Wenn die Kids um die Mittagszeit eintrudeln, haben sie aber erst einmal Zeit, anzukommen, zu spielen oder sich mit den Sozialpädagoginnen auszutauschen. Anschließend geht es in die Mensa, ehe Hausaufgaben und andere schulische Dinge sowie eben das Sozialtraining auf dem Programm stehen. Treffpunkt ist eine ehemalige Lehrerwohnung in der Schule an der Linde. Hier hat die Jugendhilfe zwei gemütliche Aufenthaltsräume und ein Büro eingerichtet. Außerdem steht eine Küche zur Verfügung. „Im Durchschnitt bleiben die Kinder ein bis zwei Jahre in der Gruppe“, erklärt Claudia Obele.

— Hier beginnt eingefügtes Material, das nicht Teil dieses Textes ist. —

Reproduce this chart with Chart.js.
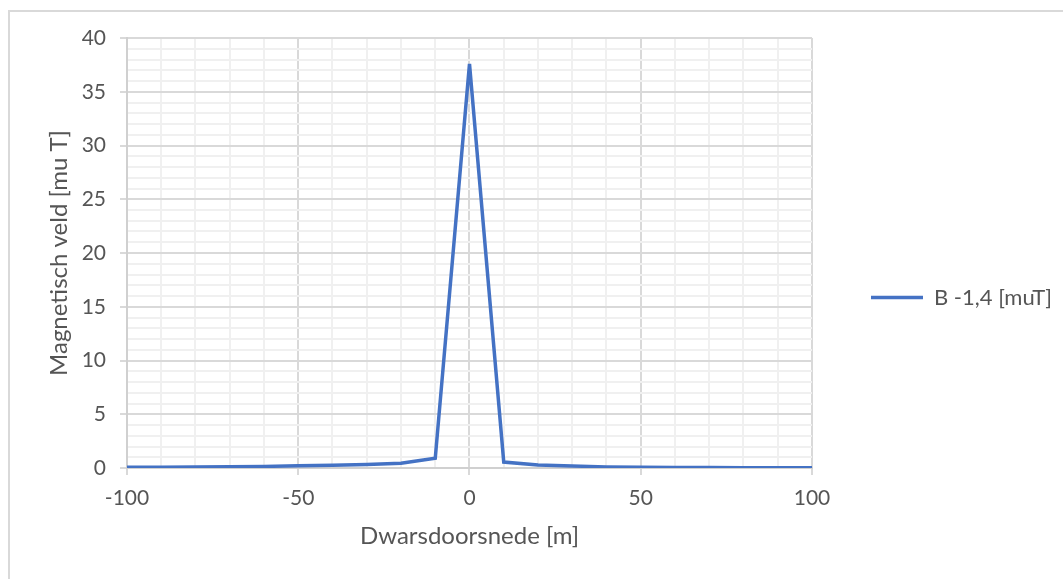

Die Chefin der Jugendhilfe weist darauf hin, dass es keine Schande ist, wenn man seinen Sohn oder seine Tochter anmeldet. Zumal es zum Wohle der Kinder sei, die man in diesem Alter noch gut erreichen könne. Eine Stigmatisierung sei ebenfalls nicht zu befürchten. „Es spricht sich im Gegenteil bei Mitschülern sogar herum, dass hier attraktive Sachen gemacht werden“, sagt sie. Gleichwohl gebe es Hemmschwellen bei Müttern und Vätern. Doch nach einem Gespräch würden diese meist überwunden. In der Regel sei es so, dass ein Lehrer den Eltern nahelege, ihr Kind in der Gruppe anzumelden. Sie müssten dann mit dem Jugendamt Kontakt aufnehmen.